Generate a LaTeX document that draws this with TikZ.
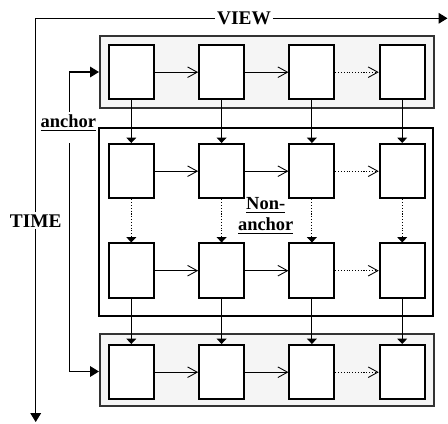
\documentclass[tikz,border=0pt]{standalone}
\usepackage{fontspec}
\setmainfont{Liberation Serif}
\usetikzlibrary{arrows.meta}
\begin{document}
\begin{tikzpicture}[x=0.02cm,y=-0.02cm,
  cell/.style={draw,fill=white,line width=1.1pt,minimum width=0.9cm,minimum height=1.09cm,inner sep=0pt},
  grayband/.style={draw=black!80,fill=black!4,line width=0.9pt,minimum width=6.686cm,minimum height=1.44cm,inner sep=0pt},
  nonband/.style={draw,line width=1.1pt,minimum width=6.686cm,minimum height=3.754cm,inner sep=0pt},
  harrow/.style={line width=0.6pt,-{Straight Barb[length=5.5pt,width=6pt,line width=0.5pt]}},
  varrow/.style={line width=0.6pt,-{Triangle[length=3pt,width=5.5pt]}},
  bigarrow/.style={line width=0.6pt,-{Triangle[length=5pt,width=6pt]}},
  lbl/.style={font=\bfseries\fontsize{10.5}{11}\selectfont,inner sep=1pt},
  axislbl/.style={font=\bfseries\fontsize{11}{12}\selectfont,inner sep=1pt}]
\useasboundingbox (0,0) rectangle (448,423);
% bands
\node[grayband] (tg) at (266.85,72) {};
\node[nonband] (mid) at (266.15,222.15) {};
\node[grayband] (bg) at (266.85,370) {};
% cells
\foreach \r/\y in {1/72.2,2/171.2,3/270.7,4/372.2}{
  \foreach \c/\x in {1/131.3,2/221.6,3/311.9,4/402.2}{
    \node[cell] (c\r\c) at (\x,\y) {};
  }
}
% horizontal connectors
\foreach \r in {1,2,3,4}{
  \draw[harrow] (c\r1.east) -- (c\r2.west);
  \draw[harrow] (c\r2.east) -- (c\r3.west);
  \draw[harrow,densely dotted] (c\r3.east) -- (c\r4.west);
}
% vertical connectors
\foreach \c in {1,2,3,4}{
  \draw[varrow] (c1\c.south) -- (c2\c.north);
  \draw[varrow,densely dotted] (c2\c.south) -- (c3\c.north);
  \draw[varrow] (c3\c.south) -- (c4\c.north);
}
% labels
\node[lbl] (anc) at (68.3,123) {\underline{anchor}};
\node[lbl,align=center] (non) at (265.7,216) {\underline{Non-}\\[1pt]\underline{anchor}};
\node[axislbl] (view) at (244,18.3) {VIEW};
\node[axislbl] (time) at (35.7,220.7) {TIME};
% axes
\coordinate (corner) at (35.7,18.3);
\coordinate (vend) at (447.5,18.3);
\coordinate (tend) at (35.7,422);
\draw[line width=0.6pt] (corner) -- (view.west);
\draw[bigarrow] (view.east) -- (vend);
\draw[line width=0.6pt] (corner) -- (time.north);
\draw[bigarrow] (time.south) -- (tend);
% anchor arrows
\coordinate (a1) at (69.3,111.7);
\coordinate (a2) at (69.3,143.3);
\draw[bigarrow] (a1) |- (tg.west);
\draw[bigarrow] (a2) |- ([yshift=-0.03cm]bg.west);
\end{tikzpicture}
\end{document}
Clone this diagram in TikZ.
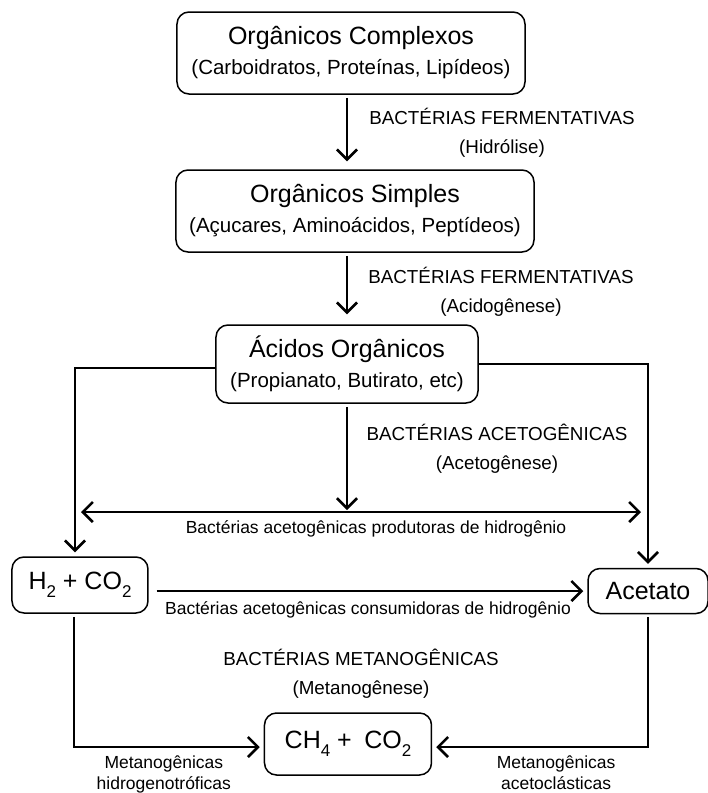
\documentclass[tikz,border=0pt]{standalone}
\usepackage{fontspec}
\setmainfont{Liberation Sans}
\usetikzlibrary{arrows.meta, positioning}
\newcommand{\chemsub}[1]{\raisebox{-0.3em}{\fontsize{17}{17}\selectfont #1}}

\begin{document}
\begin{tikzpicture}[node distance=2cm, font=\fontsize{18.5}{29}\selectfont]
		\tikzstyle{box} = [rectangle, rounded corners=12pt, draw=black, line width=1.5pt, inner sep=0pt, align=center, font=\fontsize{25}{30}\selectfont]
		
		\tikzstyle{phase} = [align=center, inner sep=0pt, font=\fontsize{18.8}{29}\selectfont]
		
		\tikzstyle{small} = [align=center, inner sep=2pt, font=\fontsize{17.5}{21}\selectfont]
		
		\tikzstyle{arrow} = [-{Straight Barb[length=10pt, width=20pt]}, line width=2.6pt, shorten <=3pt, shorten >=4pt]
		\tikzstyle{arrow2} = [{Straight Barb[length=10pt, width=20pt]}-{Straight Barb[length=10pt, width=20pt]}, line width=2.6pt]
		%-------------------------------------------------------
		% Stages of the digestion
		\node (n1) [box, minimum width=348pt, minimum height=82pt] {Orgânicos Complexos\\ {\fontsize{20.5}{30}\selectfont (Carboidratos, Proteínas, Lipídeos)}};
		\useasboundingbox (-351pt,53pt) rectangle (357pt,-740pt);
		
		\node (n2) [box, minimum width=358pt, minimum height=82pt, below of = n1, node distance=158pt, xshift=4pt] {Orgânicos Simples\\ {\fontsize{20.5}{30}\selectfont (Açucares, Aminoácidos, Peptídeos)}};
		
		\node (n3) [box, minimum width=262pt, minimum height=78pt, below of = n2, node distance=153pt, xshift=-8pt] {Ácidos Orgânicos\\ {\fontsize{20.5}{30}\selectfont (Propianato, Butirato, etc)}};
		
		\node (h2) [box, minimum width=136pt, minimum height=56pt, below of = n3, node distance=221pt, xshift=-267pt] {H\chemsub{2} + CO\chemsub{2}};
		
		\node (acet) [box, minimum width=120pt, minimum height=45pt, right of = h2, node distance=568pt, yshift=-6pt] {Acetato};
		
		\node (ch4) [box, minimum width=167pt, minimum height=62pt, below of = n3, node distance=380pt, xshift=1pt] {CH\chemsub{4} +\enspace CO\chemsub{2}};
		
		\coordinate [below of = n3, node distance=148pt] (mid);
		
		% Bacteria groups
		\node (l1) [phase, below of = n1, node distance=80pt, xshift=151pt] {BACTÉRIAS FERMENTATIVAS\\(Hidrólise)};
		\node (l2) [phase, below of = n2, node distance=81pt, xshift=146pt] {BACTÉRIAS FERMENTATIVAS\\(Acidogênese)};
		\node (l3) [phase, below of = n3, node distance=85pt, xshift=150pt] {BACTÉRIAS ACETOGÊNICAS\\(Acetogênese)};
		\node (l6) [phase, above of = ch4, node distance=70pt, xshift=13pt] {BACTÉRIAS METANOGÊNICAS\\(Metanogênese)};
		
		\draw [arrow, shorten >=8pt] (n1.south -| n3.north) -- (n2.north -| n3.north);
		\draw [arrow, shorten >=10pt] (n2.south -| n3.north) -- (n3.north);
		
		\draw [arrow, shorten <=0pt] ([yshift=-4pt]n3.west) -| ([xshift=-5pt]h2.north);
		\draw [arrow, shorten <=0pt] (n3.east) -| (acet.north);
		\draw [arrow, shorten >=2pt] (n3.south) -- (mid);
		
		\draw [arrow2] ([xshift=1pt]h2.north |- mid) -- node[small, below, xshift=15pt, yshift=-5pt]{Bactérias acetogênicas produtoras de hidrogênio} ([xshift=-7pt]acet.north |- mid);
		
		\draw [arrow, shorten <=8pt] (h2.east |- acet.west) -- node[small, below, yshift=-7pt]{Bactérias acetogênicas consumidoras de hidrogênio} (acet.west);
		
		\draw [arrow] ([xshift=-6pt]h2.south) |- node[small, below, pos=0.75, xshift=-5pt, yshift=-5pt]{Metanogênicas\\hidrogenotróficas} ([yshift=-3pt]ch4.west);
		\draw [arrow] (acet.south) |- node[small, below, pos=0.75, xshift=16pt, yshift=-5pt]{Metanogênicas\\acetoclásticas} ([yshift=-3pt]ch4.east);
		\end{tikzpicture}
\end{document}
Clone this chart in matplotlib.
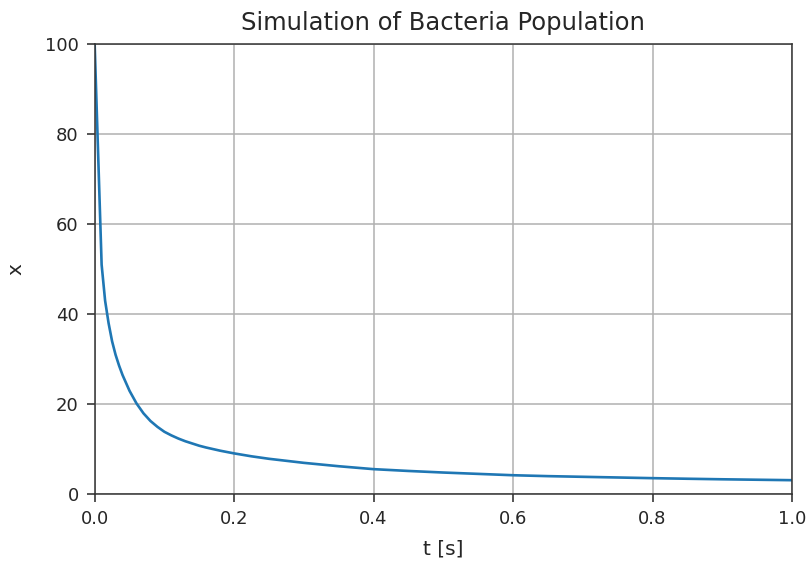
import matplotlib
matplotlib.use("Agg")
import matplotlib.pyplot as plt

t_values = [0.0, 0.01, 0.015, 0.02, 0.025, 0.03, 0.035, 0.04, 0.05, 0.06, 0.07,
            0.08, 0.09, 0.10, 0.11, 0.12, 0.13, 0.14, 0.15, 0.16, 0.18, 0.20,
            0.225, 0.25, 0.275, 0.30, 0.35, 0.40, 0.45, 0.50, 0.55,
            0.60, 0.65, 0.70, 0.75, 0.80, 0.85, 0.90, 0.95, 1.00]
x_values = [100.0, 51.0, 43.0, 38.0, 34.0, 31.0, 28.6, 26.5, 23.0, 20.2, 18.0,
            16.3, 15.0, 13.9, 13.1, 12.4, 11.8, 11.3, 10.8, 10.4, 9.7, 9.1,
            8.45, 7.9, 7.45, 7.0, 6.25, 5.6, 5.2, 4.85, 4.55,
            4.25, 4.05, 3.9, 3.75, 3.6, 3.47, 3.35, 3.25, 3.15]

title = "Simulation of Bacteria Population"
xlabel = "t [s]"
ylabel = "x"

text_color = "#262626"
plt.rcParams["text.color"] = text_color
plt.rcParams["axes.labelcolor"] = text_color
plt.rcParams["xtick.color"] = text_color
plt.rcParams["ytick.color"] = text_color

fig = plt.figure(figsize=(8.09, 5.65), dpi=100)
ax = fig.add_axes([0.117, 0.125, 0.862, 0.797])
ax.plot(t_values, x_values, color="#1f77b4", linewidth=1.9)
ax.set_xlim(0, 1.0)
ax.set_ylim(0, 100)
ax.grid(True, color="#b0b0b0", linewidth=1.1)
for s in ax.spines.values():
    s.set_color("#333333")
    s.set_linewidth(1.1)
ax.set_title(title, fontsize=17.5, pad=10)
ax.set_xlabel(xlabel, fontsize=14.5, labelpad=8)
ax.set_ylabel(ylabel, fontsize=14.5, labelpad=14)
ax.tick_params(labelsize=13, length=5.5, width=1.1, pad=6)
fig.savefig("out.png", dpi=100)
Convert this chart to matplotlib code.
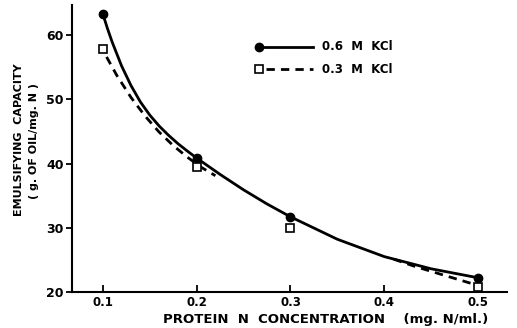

→ **Task prompt**: Say how many lines include the word "Clone"; reply with the number alone.

→ **Result for this task**: 2